Author: Church Bulletin Page 4

Please come… you will be gald you did.

Newsletters are not being sent to absentees because of their weight.

Marta Troutman will teach you how to put pizzas in your floral arrangements.

In a show of near anonymity, the convention approved full communion with the Anglican Church of Canada.

Thursday at 5:00 PM there will be a meeting of the Little Mothers Club. All ladies wishing to be "Little Mothers" will meet with the Pastor in his study.

Father is on vacation. Massages can be given to church secretary.

Bring one dozen coolies wrapped for Christmas.

There is a sign-up sheet for anyone wishing to be baptized on the table in the foyer.

Ushers will eat latecomers.

Over the massive front doors of a church, these words were inscribed: "The Gates of Heaven." Below that was a small cardboard sign which read: "Please use other entrance."

For those of you who have children and don't know it, we have a nursery downstairs.
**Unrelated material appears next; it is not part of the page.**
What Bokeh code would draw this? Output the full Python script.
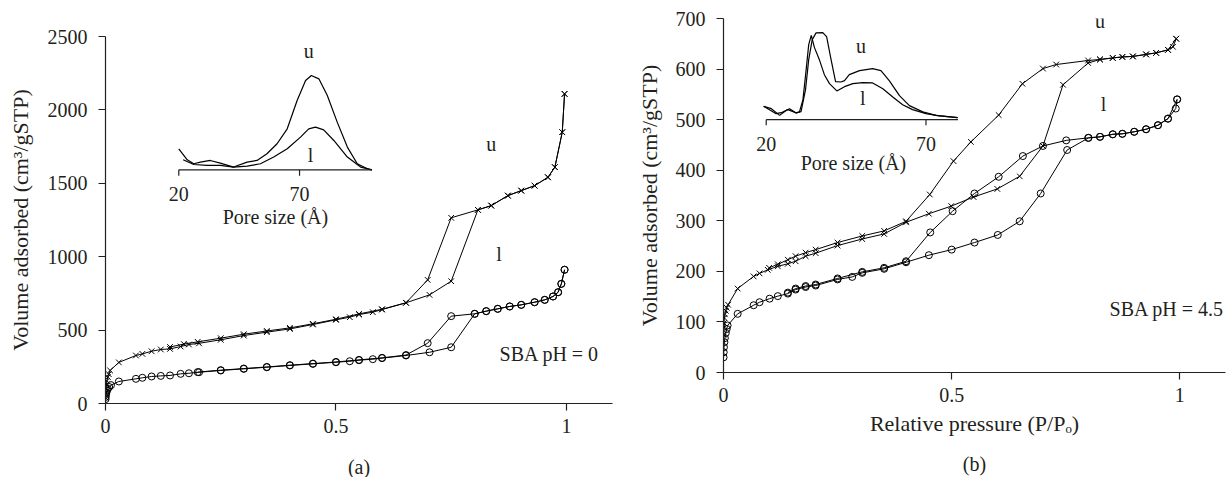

Sermon Outline: I. Delineate your fear II. Disown your fear III. Displace your rear

Lent is that period for preparing for Holy Weed and Easter.

The Honeymooners are now having bile studies each Tuesday evening at 7:30 p.m.

If you need to heave during the Postlude, please do so quietly.

Harewood Christian Discussion Group: We shall be meeting on Wednesday, 11th April, when the subject will be "Heaven: How do we get there?" Transport is available at 7:55 PM from the bus stop opposite the Harewood Arms.

Hymn: I Need Three Every Hour

A new loudspeaker system has been installed in the church. It was given by one of our members in honor of his wife.

The concert held in Fellowship Hall was a great success. Special thanks are due to the minister's daughter, who labored the whole evening at the piano, which as usual fell upon her.

Next Sunday Mrs. Vinson will be soloist for the morning service. The pastor will then speak on "It's a Terrible Experience."

Nov. 11: An evening of boweling at Lincoln Country Club.